A escasos veinte minutos de camino, reaccioné alertado
ante un grito de Iván: "¡Acá está un búho!". Me acerqué para
verificar el avistamiento. Al llegar al sitio, Iván me indicó el lugar donde se
encontraba: en las ramas de un pequeño árbol de roble casi sin hojas, bajo unas
bromelias, se camuflaba un ave. Me apresuré con curiosidad: mi pecho se agitó cuando
a través de los prismáticos, pude reconocer las marcas de campo y supe de
inmediato que habíamos encontrado a la “Lechucita Llanera” (Athene
Cunicularia), sin duda alguna, una sorpresa extraordinaria que jamás hubiéramos
imaginado, puesto que este búho solo había sido avistado una sola vez en el
país, en el año de 1931. ¡No podía creerlo! que casi un siglo después lo
tuviera frente a mis ojos. Lo aprecié con una euforia apenas contenida y lo documenté.
Después, extasiados, proseguimos el camino.
En nuestra naturaleza humana existe una sensación inexplicable que nos hace creer que hay bajas probabilidades de que dos eventos extraordinarios pueden suceder en un mismo día: acabábamos de ser testigos de un hecho histórico al ver y documentar la “Lechucita Llanera”; ninguna otra persona en Honduras lo había logrado; sin duda era uno de los mayores regalos de la vida, ¿Sería posible encontrar al Búho de Ojos Dorados?
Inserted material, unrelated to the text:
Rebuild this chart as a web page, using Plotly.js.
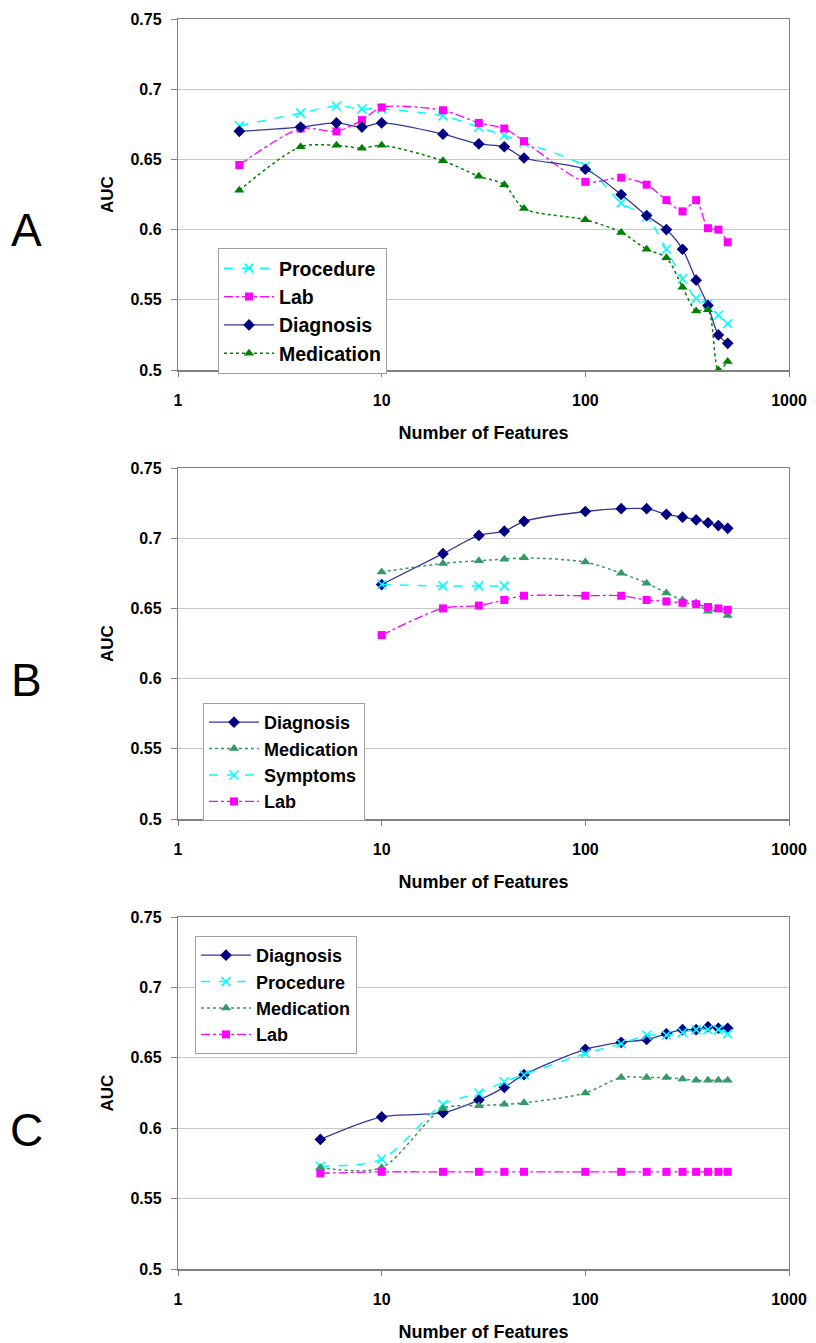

Luego de seis horas de caminar, llegamos al campamento;
justo a esa hora en la que no se sabe diferenciar donde termina el día e inicia
la noche y se escuchan los cantos melancólicos de las aves que se pierden entre
los indescifrables misterios. Al terminar de descansar, decidí realizar el
primer recorrido árboles adentro; busqué mis linternas y centré la búsqueda calculando
un kilómetro en ambos flancos del campamento. Desde mi teléfono celular,
comencé a reproducir la grabación del canto del Búho de Ojos Dorados con la
esperanza de obtener respuesta. Sin éxito decidí regresar al campamento. Poco a
poco, nos acercamos a la fogata para comer y conversar. Luego salí otra vez en
busca del huidizo búho. El reloj marcaba las ocho y veinticinco de una noche estrellada
y silenciosa. Decidí realizar los mismos recorridos de la búsqueda anterior
esperando quince minutos en cada lugar donde reproducía el sonido del canto del
búho desde mi teléfono celular.
Avanzaba la noche, hacía frío, la temperatura estaba a
diez grados centígrados. Vi de nuevo la hora, eran las nueve y treinta de la
noche. Un poco desilusionado decidí esperar los últimos quince minutos antes de
irme a dormir. De repente me pareció escuchar un canto similar al que durante
años había estado buscando. Había sido muy leve y apenas duró unas centésimas
de segundo. Pensé que no era real, que otra vez el búho cantaba sólo en el bosque
de mi memoria, donde vivía sin que yo lo pudiera ver; sin embargo, me acerqué
al lugar de donde imaginaba que provenía el canto. Guardé un silencio respetuoso
y por primera vez lo escuché: era un canto real, sin duda alguna era la
“canción” que durante tanto tiempo yo alucinaba escuchar.
Salí corriendo al campamento. Busqué a mi hermano Iván
y le dije “¡Lo escuché! ¡Tenés que ayudarme con la linterna!". Regresamos
al lugar. En ese momento lo más importante era fotografiarlo o hacer un video.
El canto era tenue y leve entre los gigantescos árboles. Durante varios minutos
intentamos avistarlo, pero fue imposible. Nos trasladamos a un lugar donde el
bosque era más bajo, y nuevamente reproduje su canto con el teléfono celular… unos
segundos después, lo escuchamos sobre nuestras cabezas.
Mi hermano Iván dirigió la luz de la linterna en
dirección del canto y por primera vez en nuestras vidas vimos su silueta entre las
ramas: las plumas claras de su pecho lo hacían notar perfectamente, al fin pude
ver sus enormes ojos dorados y sentí cuando nuestras miradas se encontraron
después de tantos años de buscarnos.